The truth about not-so-fun 5K runs


It’s spring! The clouds have cleared, the ground is dry and the air is fresh, signaling the beginning of recreational outdoor activities. Hiking, going to the beach or having a picnic are common things for people to do this season, but what leisurely activities are there for the more athletic people to participate in? Five kilometer (5k) races! The Spartan race, the Color Run or the Bubble Run are examples of “fun runs,”  or races that revolve around a central activity to get a break from just running. These races seem like a fun break from the monotony of a regular 5k, but it’s really just a bunch of smoke and mirrors (or paint or bubbles or mud). Just to clarify, I still enjoy running and it’s definitely a different experience than just a normal run in the park. However, it’s not much of a race for more experienced runners, and if you’re looking for a fun, spontaneous thing to do, this is not something I would suggest. There are a lot of people who really enjoy these races, but I’m here to warn you.
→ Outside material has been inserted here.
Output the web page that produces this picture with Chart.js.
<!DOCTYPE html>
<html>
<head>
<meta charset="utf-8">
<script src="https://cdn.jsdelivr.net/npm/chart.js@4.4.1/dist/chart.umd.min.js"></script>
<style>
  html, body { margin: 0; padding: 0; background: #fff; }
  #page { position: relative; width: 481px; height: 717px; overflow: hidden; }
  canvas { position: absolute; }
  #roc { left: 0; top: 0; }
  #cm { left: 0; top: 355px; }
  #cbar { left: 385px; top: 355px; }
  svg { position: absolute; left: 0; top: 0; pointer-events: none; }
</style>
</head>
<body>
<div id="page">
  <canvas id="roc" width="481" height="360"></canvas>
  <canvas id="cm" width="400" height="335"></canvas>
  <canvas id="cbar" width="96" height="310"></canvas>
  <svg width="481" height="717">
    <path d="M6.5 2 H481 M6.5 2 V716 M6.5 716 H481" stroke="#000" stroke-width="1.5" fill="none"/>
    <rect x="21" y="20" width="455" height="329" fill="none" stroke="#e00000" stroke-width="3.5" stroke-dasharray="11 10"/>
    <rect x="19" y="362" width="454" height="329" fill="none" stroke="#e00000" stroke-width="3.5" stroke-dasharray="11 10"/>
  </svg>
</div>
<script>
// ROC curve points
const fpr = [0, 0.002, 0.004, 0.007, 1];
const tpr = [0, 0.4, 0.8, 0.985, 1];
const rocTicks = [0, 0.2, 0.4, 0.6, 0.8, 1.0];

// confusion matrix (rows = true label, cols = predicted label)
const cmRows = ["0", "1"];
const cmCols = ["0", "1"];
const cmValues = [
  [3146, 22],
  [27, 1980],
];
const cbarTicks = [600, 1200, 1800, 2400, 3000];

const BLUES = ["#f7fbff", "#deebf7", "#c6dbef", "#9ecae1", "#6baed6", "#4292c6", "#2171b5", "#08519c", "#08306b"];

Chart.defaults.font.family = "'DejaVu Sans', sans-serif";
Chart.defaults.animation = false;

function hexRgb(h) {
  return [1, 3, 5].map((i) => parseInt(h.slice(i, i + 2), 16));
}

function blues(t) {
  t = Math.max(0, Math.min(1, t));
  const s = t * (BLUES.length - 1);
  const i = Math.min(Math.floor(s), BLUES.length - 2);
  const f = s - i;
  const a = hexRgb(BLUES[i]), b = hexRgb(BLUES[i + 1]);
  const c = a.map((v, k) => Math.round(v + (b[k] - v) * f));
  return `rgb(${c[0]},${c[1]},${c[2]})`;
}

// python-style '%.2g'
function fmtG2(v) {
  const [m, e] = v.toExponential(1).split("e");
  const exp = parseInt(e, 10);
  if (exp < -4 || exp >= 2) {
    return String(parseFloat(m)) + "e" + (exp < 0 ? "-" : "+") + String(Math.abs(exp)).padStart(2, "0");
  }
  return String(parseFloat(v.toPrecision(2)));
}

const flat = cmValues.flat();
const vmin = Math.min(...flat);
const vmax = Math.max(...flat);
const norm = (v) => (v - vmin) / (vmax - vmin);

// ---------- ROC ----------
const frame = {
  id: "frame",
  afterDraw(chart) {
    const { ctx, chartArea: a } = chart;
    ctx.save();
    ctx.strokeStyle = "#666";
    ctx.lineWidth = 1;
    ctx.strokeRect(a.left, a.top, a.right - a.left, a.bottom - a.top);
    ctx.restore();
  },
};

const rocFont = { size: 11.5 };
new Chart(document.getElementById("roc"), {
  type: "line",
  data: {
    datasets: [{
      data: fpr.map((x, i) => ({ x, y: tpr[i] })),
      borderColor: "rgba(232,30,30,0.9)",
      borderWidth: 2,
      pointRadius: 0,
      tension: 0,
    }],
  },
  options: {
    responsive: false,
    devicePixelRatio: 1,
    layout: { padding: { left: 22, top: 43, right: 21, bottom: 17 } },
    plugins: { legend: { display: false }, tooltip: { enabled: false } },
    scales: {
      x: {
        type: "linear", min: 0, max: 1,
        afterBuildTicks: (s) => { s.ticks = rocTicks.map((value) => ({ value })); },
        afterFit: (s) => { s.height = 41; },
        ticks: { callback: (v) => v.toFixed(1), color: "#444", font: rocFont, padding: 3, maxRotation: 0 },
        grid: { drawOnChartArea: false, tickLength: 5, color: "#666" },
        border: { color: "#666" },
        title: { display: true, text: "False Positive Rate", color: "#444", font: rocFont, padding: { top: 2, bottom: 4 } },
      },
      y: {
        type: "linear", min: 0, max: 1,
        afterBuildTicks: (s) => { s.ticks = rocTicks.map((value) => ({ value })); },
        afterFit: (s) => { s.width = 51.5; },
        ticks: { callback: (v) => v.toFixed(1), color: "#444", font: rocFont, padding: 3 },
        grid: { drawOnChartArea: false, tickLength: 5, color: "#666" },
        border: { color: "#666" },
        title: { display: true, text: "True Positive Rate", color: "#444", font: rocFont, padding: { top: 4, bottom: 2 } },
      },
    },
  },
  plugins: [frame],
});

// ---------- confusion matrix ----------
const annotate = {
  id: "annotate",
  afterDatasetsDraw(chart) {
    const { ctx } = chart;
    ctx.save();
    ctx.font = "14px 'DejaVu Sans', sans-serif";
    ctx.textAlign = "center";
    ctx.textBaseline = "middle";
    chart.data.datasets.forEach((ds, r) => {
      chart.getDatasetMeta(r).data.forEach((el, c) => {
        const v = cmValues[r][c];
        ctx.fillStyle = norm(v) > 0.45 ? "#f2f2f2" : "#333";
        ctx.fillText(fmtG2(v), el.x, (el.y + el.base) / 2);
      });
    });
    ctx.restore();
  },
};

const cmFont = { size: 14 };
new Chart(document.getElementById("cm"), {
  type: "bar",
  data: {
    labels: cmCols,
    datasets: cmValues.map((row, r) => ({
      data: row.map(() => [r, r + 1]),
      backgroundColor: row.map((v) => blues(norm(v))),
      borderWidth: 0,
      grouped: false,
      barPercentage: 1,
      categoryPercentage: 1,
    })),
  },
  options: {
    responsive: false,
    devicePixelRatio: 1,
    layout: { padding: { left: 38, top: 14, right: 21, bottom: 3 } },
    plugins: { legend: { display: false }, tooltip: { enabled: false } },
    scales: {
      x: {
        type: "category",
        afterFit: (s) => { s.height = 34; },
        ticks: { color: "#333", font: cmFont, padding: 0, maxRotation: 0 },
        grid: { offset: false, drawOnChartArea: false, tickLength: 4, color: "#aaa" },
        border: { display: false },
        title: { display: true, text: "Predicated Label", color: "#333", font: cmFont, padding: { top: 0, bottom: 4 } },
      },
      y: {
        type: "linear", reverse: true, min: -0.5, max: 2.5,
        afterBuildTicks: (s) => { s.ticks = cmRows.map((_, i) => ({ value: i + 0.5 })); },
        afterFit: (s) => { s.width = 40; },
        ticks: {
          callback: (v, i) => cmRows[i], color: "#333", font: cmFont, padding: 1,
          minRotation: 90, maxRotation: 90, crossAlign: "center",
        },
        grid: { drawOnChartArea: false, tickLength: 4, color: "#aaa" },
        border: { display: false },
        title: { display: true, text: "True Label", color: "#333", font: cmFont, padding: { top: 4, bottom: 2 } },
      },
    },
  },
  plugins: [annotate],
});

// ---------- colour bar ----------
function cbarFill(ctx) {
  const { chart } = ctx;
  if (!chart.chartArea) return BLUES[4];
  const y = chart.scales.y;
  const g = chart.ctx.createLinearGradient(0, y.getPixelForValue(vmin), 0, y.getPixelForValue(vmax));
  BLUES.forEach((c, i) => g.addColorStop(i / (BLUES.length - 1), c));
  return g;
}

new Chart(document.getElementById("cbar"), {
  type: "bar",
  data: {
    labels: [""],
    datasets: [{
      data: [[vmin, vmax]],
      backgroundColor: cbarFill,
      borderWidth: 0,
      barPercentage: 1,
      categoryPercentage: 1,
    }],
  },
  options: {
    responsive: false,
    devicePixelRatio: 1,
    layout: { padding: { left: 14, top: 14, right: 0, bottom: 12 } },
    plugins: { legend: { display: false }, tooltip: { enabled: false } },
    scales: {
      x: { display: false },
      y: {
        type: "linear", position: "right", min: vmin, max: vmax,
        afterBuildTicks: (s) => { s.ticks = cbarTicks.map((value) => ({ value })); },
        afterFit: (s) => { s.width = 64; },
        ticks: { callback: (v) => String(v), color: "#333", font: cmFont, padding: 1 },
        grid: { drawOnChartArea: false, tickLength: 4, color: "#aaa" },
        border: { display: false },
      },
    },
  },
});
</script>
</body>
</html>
Before you take on the challenge of running a 5k, there are some complications that many first-time runners don’t think about.

The Health Effects

I thought that the Color Run would be cool, but there are a few things that the website doesn’t mention. The best memory that I’ll have from my first completed 5k is not the excitement of my finishing my first race, but the following events. After I washed off the colored powder, I thought that my skin was dyed red all over my arms and legs. It wasn’t. It turns out that I had a mild allergic reaction to the powder, leaving me with a rash for the rest of the day. Even when I ran in the Bubble Run, I knew what I was getting into, but that didn’t stop me from slipping and sliding all over San Jose. I left that race with scrapes and bruises and red eyes from the soapy bubbles. The Spartan Race was the only event that I was proud of my injuries. That obstacle course left me with cuts and bumps from going through the mud, jumping moats and throwing javelins. I left all of the races with cool gear and awesome pictures, but some races hurt more than others.

The Reality of the Fun

My first fun run was with a group of friends and was a last minute event to sign up for before we all went on vacation for the summer. With our white T-shirts ready for color, we began. For the first five minutes, it was so fun! Colors and laughter were everywhere, but as the running continued, the air cleared and the noise died down; it was just a normal race. There was one color station in the middle and one at the end for the photo ops, but that was it. This pattern is basically the same for every race, with a big group activity at three or four stations. Again, I want to emphasize that the stations are very well executed and enjoyable, but it only happens three times. If you decide to go on a fun run, go with others and enjoy the company, and then relish in the fun every three miles.

The Running

So I didn’t prepare to actually run a 5k, ok? A piece of advice I would give to anyone running any kind of race would be to try running or walking the distance in one sitting. The Color Run was very fun, but it took me over an hour and a half to complete. I definitely spent a lot of time at the Color Stations, but I could not find a comfortable pace the entire time. It’s hard to see other people who actually prepared for the race speeding by you. From sprinting to barely moving, it was never a comfortable race to run.